It's Monday, which means the weekend is already a memory. So many typical weekends have come and gone throughout the years, that of course, most are a blur. I decided to record one for posterity.
Yes, I count Friday afternoon as the beginning of the weekend. I work from 9 am to 2 pm Monday through Friday in a youth ministry (see link). At 2 pm on Friday, the weekend feels so promising--just getting started, so much to do! Fun ahead! Cleaning Saturday morning? Sure, but there's gonna be some fun somehow.
Friday after school, child 3 (13 years) asks about having a few friends over Sat. night for pizza and a movie. Much emailing and calling ensues, but the details are set in stone. I prepare myself: "They're coming."
Saturday morning, I clean. No fun so far. Then I buy the snacks for the movie group. I will not recount here what I bought because you would shudder at the fat and calories I agreed to feed these girls. But specific items were on the communal list of requests, and since this event is a rare thing for kid 3, I get the goods.
They came, they saw (Pirates of the Carribean), they conquered (all of the pizza plus snacks). They re-arranged my furniture to see the movie better, they laughed and screamed and apparently jumped up and down alot because the wood floors of the house vibrated the whole evening. They left. Here is the motley crue, all 7 of them:
Saturday night: Insomnia. Side effect of prednisone. So is eating. I eat the dregs of the movie group's stuff. My jeans are tighter. I am grouchy.
Sunday: Rare occurrence--I sleep in. Apparently, Jorge feared waking the beast.
Sunday afternoon/evening: Once a month, I work at Oneighty as a volunteer instead of employee. I am registering kids. They come in, get in line and wait to be helped at one of six computer stations. Here's the routine:
They walk up to my station. I say, "Hi! Welcome to Oneighty! What's your last name?" They whisper, "Hmbleisnph." Inevitably, one after the other, they barely speak. So I re-ask everything they tell me.
This ministry is for kids in 6th through 12th grade. Even so, many kids do not know their addresses or phone numbers. Forget the zip code. Last night, one conversation went like this:
Me: OK, what's your middle initial?
Him: Middle initial??
Me: Yeah, (realizing he doesn't know what that means) you know, first letter of your second name.

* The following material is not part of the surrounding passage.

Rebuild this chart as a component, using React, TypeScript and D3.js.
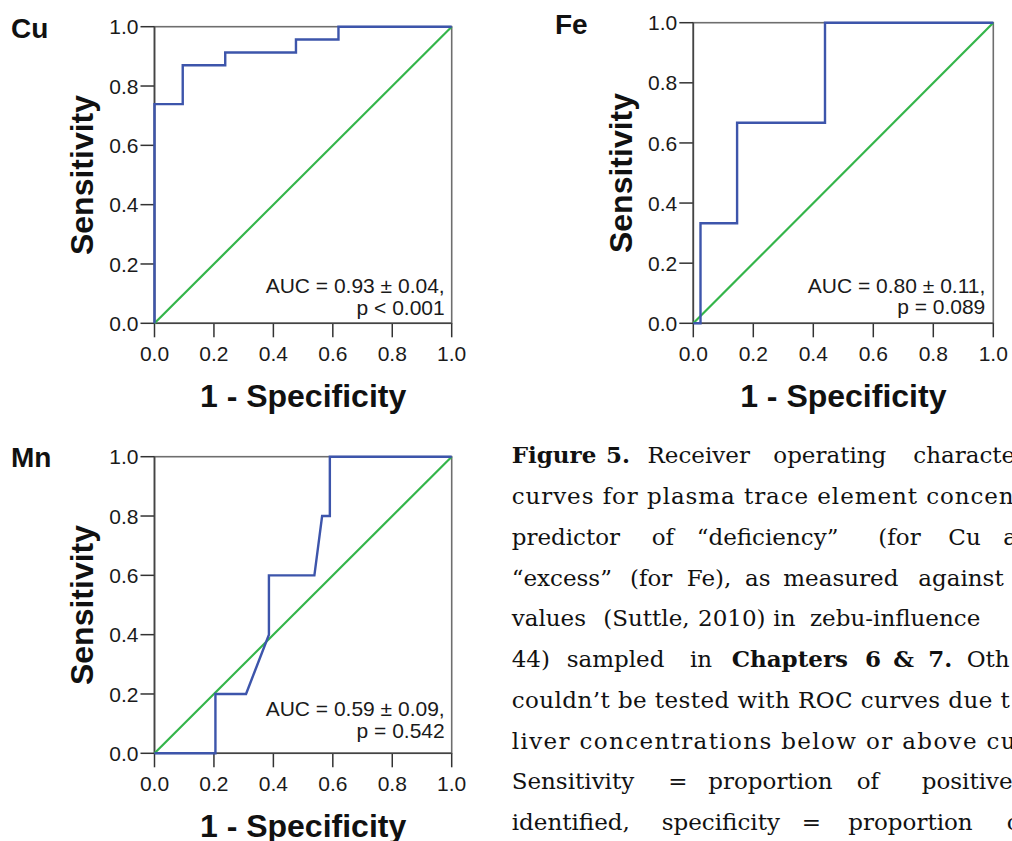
import React from "react";
import * as d3 from "d3";

// ---------- data ----------
const cuFpr = [0, 0, 0.095, 0.095, 0.238, 0.238, 0.476, 0.476, 0.619, 0.619, 1];
const cuSens = [0, 0.739, 0.739, 0.87, 0.87, 0.913, 0.913, 0.957, 0.957, 1, 1];
const feFpr = [0, 0.024, 0.024, 0.146, 0.146, 0.439, 0.439, 1];
const feSens = [0, 0, 0.333, 0.333, 0.667, 0.667, 1, 1];
const mnFpr = [0, 0.205, 0.205, 0.308, 0.385, 0.385, 0.538, 0.564, 0.59, 0.59, 1];
const mnSens = [0, 0, 0.2, 0.2, 0.4, 0.6, 0.6, 0.8, 0.8, 1, 1];
const tickValues = [0, 0.2, 0.4, 0.6, 0.8, 1.0];
const elements = ["Cu", "Fe", "Mn"];
const aucLines = ["AUC = 0.93 ± 0.04,", "AUC = 0.80 ± 0.11,", "AUC = 0.59 ± 0.09,"];
const pLines = ["p < 0.001", "p = 0.089", "p = 0.542"];
const xLabel = "1 - Specificity";
const yLabel = "Sensitivity";

// caption: each line is a list of [word, x, bold]
const captionLines: [string, number, boolean][][] = [
  [["Figure", 511.7, true], ["5.", 606, true], ["Receiver", 647.5, false], ["operating", 773.3, false], ["characte", 913.3, false]],
  [["curves for plasma trace element concen", 511.7, false]],
  [["predictor", 511.7, false], ["of", 651.7, false], ["“deficiency”", 696.7, false], ["(for", 878.3, false], ["Cu", 948.3, false], ["a", 1003.3, false]],
  [["“excess”", 511.7, false], ["(for", 630, false], ["Fe),", 686.7, false], ["as", 745, false], ["measured", 783.3, false], ["against", 918.3, false]],
  [["values", 511.7, false], ["(Suttle,", 603.3, false], ["2010)", 698, false], ["in", 773.3, false], ["zebu-influence", 810, false]],
  [["44)", 511.7, false], ["sampled", 566.7, false], ["in", 690, false], ["Chapters", 731.7, true], ["6", 865, true], ["&", 893.3, true], ["7.", 928.3, true], ["Oth", 966.7, false]],
  [["couldn’t be tested with ROC curves due t", 511.7, false]],
  [["liver concentrations below or above cu", 511.7, false]],
  [["Sensitivity", 511.7, false], ["=", 668.3, false], ["proportion", 708.3, false], ["of", 856.7, false], ["positive", 921.7, false]],
  [["identified,", 511.7, false], ["specificity", 661.7, false], ["=", 801.7, false], ["proportion", 848.3, false], ["o", 1006.7, false]],
];
const fullLineLengths: Record<number, number> = { 1: 502, 6: 498, 7: 504 };

// ---------- layout ----------
const panels = [
  { name: elements[0], fpr: cuFpr, sens: cuSens, auc: aucLines[0], p: pLines[0], left: 154.5, right: 451.7, top: 26.7, bottom: 323.3, nameX: 11, nameY: 38, aucDy: -30, pDy: -8, aucDx: -7, yLabX: 93 },
  { name: elements[1], fpr: feFpr, sens: feSens, auc: aucLines[1], p: pLines[1], left: 693.3, right: 993.3, top: 22.7, bottom: 323.3, nameX: 555, nameY: 34, aucDy: -30, pDy: -9, aucDx: -8, yLabX: 632 },
  { name: elements[2], fpr: mnFpr, sens: mnSens, auc: aucLines[2], p: pLines[2], left: 154.5, right: 451.7, top: 456.7, bottom: 753.3, nameX: 11, nameY: 467, aucDy: -37, pDy: -15, aucDx: -7, yLabX: 93 },
];

const BLUE = "#3d55ab";
const GREEN = "#34b54a";
const SANS = "'Liberation Sans', Arial, sans-serif";
const SERIF = "'DejaVu Serif', serif";

function Panel({ cfg }: { cfg: (typeof panels)[number] }) {
  const x = d3.scaleLinear().domain([0, 1]).range([cfg.left, cfg.right]);
  const y = d3.scaleLinear().domain([0, 1]).range([cfg.bottom, cfg.top]);
  const pts: [number, number][] = cfg.fpr.map((f, i) => [f, cfg.sens[i]]);
  const line = d3
    .line<[number, number]>()
    .x((d) => x(d[0]))
    .y((d) => y(d[1]));
  const diag = line([
    [0, 0],
    [1, 1],
  ]);
  const cx = (cfg.left + cfg.right) / 2;
  const cy = (cfg.top + cfg.bottom) / 2;
  return (
    <g>
      <text x={cfg.nameX} y={cfg.nameY} fontFamily={SANS} fontWeight="bold" fontSize={28} fill="#111">
        {cfg.name}
      </text>
      {/* frame */}
      <rect x={cfg.left} y={cfg.top} width={cfg.right - cfg.left} height={cfg.bottom - cfg.top} fill="none" stroke="#6e6e6e" strokeWidth={1.6} />
      {/* ticks */}
      {tickValues.map((t) => (
        <g key={"y" + t}>
          <line x1={cfg.left - 14} x2={cfg.left} y1={y(t)} y2={y(t)} stroke="#333" strokeWidth={1.5} />
          <text x={cfg.left - 16} y={y(t)} dy="0.36em" textAnchor="end" fontFamily={SANS} fontSize={21} fill="#1a1a1a">
            {d3.format(".1f")(t)}
          </text>
        </g>
      ))}
      {tickValues.map((t) => (
        <g key={"x" + t}>
          <line x1={x(t)} x2={x(t)} y1={cfg.bottom} y2={cfg.bottom + 14} stroke="#333" strokeWidth={1.5} />
          <text x={x(t)} y={cfg.bottom + 38} textAnchor="middle" fontFamily={SANS} fontSize={21} fill="#1a1a1a">
            {d3.format(".1f")(t)}
          </text>
        </g>
      ))}
      <line x1={cfg.left} x2={cfg.left} y1={cfg.top} y2={cfg.bottom} stroke="#444" strokeWidth={1.6} />
      <line x1={cfg.left} x2={cfg.right} y1={cfg.bottom} y2={cfg.bottom} stroke="#444" strokeWidth={1.6} />
      {/* curves */}
      <path d={diag || ""} fill="none" stroke={GREEN} strokeWidth={2.2} />
      <path d={line(pts) || ""} fill="none" stroke={BLUE} strokeWidth={2.4} />
      {/* annotation */}
      <text x={cfg.right + cfg.aucDx} y={cfg.bottom + cfg.aucDy} textAnchor="end" fontFamily={SANS} fontSize={21} fill="#1a1a1a">
        {cfg.auc}
      </text>
      <text x={cfg.right + cfg.aucDx} y={cfg.bottom + cfg.pDy} textAnchor="end" fontFamily={SANS} fontSize={21} fill="#1a1a1a">
        {cfg.p}
      </text>
      {/* axis labels */}
      <text x={cx} y={cfg.bottom + 84} textAnchor="middle" fontFamily={SANS} fontWeight="bold" fontSize={32} fill="#111">
        {xLabel}
      </text>
      <text transform={`translate(${cfg.yLabX},${cy}) rotate(-90)`} textAnchor="middle" fontFamily={SANS} fontWeight="bold" fontSize={32} fill="#111">
        {yLabel}
      </text>
    </g>
  );
}

export default function App() {
  const lineY = d3.scaleLinear().domain([0, 9]).range([463.3, 830]);
  return (
    <svg width={1012} height={841} style={{ position: "absolute", left: 0, top: 0, background: "#fff" }}>
      <rect width={1012} height={841} fill="#fff" />
      {panels.map((p) => (
        <Panel key={p.name} cfg={p} />
      ))}
      <g fontFamily={SERIF} fontSize={23} fill="#111">
        {captionLines.map((words, i) =>
          words.map(([w, wx, b], j) => (
            <text
              key={i + "-" + j}
              x={wx}
              y={lineY(i)}
              fontWeight={b ? "bold" : "normal"}
              textLength={fullLineLengths[i]}
              lengthAdjust={fullLineLengths[i] ? "spacing" : undefined}
            >
              {w}
            </text>
          ))
        )}
      </g>
    </svg>
  );
}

Him: (Gives me the first letter of his last name.)
Me: Uh, I mean the name that comes between your first and last, like "Bobby blank Roberts."
Him: Ohhhh. OK. What? Oh. Uhh, it's "Junior."
Me: Silence. I pretend to type in the middle initial. "OK, Bobby, have a great time tonight!"
Him: He smiles and darts away into the techno music, the crowd, and organized chaos.
I smile back and say a little prayer that he'll sense the love of Jesus at some point during the evening: "Lord, bless Bobby Junior Roberts, Junior. He is precious."
Sunday evening: Jorge leaves for San Antonio on business. Do not ask me what he does for a living or his title. It is ever changing and ever technical. He is a computer head manager type.
Monday morning: Child 3 is sick. She throws up as I'm typing this. This could be the beginning of a long week.